Sur les conclusions d'appel en garantie présentées par la commune de Luppy :
9. Les conclusions d'appel en garantie présentées par la commune de Luppy dirigées contre la société Berest et la société Barassi 57 sont nouvelles en appel et par suite irrecevables.
Sur les frais liés à l'instance :
10. Les frais de l'expertise, taxés et liquidés par une ordonnance du président du tribunal administratif de Strasbourg, s'élèvent à la somme de 3 515,04 euros, qui a été mise à la charge solidaire de la commune de Luppy, de la société Berest et de la société Barassi 57. La société appelante étant pour l'essentiel la partie perdante, il n'y a pas lieu de faire droit à ses conclusions tendant à ce que le jugement attaqué soit réformé sur ce point.
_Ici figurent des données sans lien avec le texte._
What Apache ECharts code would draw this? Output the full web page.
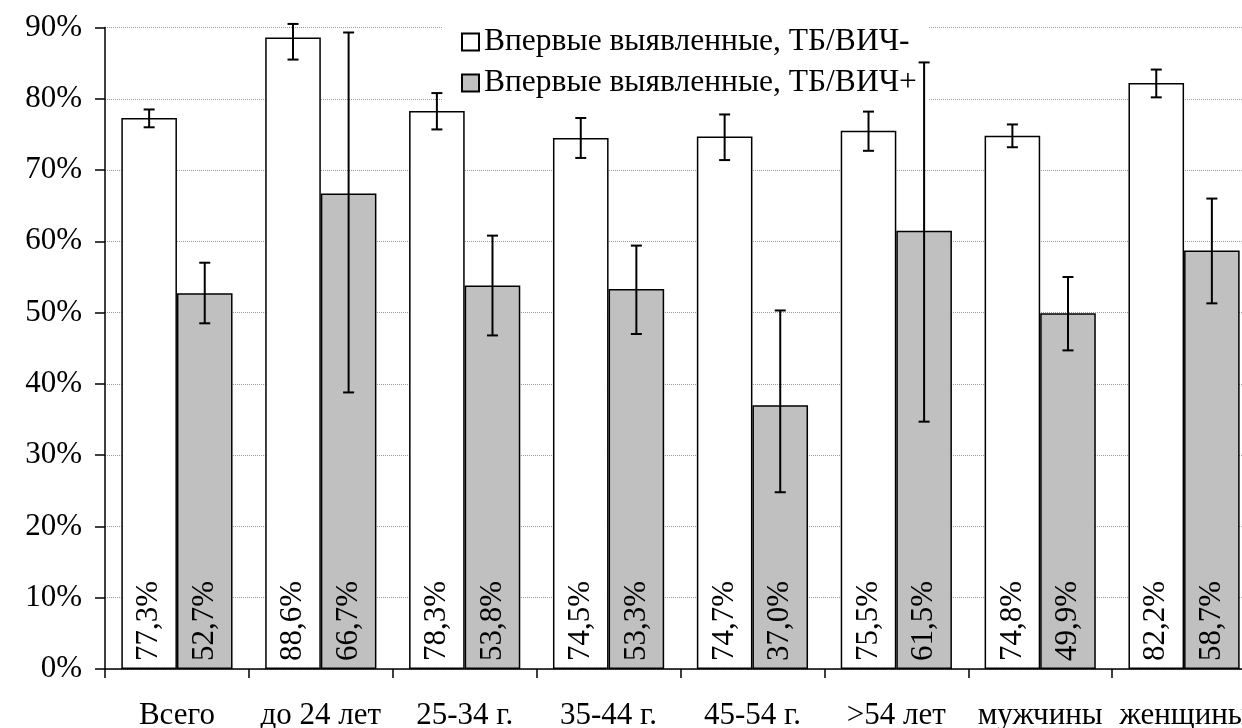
<!DOCTYPE html>
<html>
<head>
<meta charset="utf-8">
<script src="https://cdn.jsdelivr.net/npm/echarts@6/dist/echarts.min.js"></script>
<style>
html,body{margin:0;padding:0;background:#fff;}
#chart{width:1242px;height:728px;}
</style>
</head>
<body>
<div id="chart"></div>
<script>
const categories = ['Всего', 'до 24 лет', '25-34 г.', '35-44 г.', '45-54 г.', '>54 лет', 'мужчины', 'женщины'];
const seriesNames = ['Впервые выявленные, ТБ/ВИЧ-', 'Впервые выявленные, ТБ/ВИЧ+'];
const hivNeg = [77.3, 88.6, 78.3, 74.5, 74.7, 75.5, 74.8, 82.2];
const hivPos = [52.7, 66.7, 53.8, 53.3, 37.0, 61.5, 49.9, 58.7];
const hivNegLow  = [76.0, 85.5, 75.7, 71.7, 71.4, 72.7, 73.2, 80.2];
const hivNegHigh = [78.5, 90.5, 80.8, 77.3, 77.8, 78.2, 76.4, 84.1];
const hivPosLow  = [48.5, 38.8, 46.8, 47.0, 24.8, 34.7, 44.7, 51.3];
const hivPosHigh = [57.0, 89.3, 60.8, 59.4, 50.3, 85.1, 55.0, 66.0];
const yTicks = [0, 10, 20, 30, 40, 50, 60, 70, 80, 90];

const FONT = 'Liberation Serif';
const FS = 31;
const BAR_W = 55.6;

function errData(lo, hi) {
  return categories.map((c, i) => [i, lo[i], hi[i]]);
}
function errSeries(lo, hi, offset) {
  return {
    type: 'custom',
    z: 5,
    silent: true,
    data: errData(lo, hi),
    encode: { x: 0, y: [1, 2] },
    renderItem: function (params, api) {
      const p1 = api.coord([api.value(0), api.value(1)]);
      const p2 = api.coord([api.value(0), api.value(2)]);
      const x = p1[0] + offset;
      const cap = 5.5;
      const st = { stroke: '#000', lineWidth: 2 };
      return {
        type: 'group',
        children: [
          { type: 'line', shape: { x1: x, y1: p1[1], x2: x, y2: p2[1] }, style: st },
          { type: 'line', shape: { x1: x - cap, y1: p1[1], x2: x + cap, y2: p1[1] }, style: st },
          { type: 'line', shape: { x1: x - cap, y1: p2[1], x2: x + cap, y2: p2[1] }, style: st }
        ]
      };
    }
  };
}
const labelCfg = {
  show: true,
  position: 'insideBottom',
  rotate: 90,
  align: 'left',
  verticalAlign: 'middle',
  distance: 8,
  fontFamily: FONT,
  fontSize: FS,
  color: '#000',
  formatter: function (p) { return p.value.toFixed(1).replace('.', ',') + '%'; }
};

const chart = echarts.init(document.getElementById('chart'));
chart.setOption({
  animation: false,
  backgroundColor: '#fff',
  textStyle: { fontFamily: FONT },
  grid: { left: 105, right: -14, top: 27.5, bottom: 59, containLabel: false, outerBoundsMode: 'none' },
  legend: {
    z: 1,
    orient: 'vertical',
    left: 442,
    top: 20,
    padding: [6, 12, 4, 19],
    backgroundColor: '#fff',
    itemWidth: 17,
    itemHeight: 17,
    itemGap: 9,
    icon: 'rect',
    textStyle: { fontFamily: FONT, fontSize: 31.5, color: '#000', lineHeight: 31 },
    data: seriesNames
  },
  xAxis: {
    type: 'category',
    data: categories,
    axisLine: { lineStyle: { color: '#000', width: 1.5 } },
    axisTick: { show: true, length: 9, lineStyle: { color: '#000', width: 1.5 } },
    axisLabel: { margin: 31, fontFamily: FONT, fontSize: FS, color: '#000', interval: 0, hideOverlap: false },
    splitLine: { show: false }
  },
  yAxis: {
    type: 'value',
    min: yTicks[0],
    max: yTicks[yTicks.length - 1],
    interval: 10,
    axisLine: { show: true, lineStyle: { color: '#000', width: 1.5 } },
    axisTick: { show: true, length: 10, lineStyle: { color: '#000', width: 1.5 } },
    axisLabel: { margin: 23, fontFamily: FONT, fontSize: FS, color: '#000', formatter: '{value}%' },
    splitLine: { show: true, lineStyle: { color: '#9a9a9a', type: 'dotted', width: 1 } }
  },
  series: [
    {
      name: seriesNames[0], type: 'bar', z: 2, barWidth: BAR_W, barGap: '0%',
      data: hivNeg,
      itemStyle: { color: '#ffffff', borderColor: '#000', borderWidth: 1.5 },
      label: labelCfg
    },
    {
      name: seriesNames[1], type: 'bar', z: 2, barWidth: BAR_W, barGap: '0%',
      data: hivPos,
      itemStyle: { color: '#c0c0c0', borderColor: '#000', borderWidth: 1.5 },
      label: labelCfg
    },
    errSeries(hivNegLow, hivNegHigh, -BAR_W / 2),
    errSeries(hivPosLow, hivPosHigh, BAR_W / 2)
  ]
});
</script>
</body>
</html>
11. Dans les circonstances particulières de l'espèce, il n'y a pas lieu de faire droit aux conclusions des parties présentées sur le fondement de l'article L. 761-1 du code de justice administrative.
D E C I D E :
Article 1er : La somme de 9 238,80 euros que la commune de Luppy et la société Berest ont été condamnées solidairement à verser à M. A...par l'article 1er du jugement du tribunal administratif de Strasbourg du 2 novembre 2017 est ramenée à 7 238,80 euros.
Article 2 : Le jugement du 2 novembre 2017 du tribunal administratif de Strasbourg est réformé en ce qu'il a de contraire avec le présent arrêt.
Article 3 : Le surplus des conclusions des parties est rejeté.
Article 4 : Le présent arrêt sera notifié à la société Bureau d'Etudes Réunis de l'Est, à M. E... A..., à la commune de Luppy et à la société Barassi 57.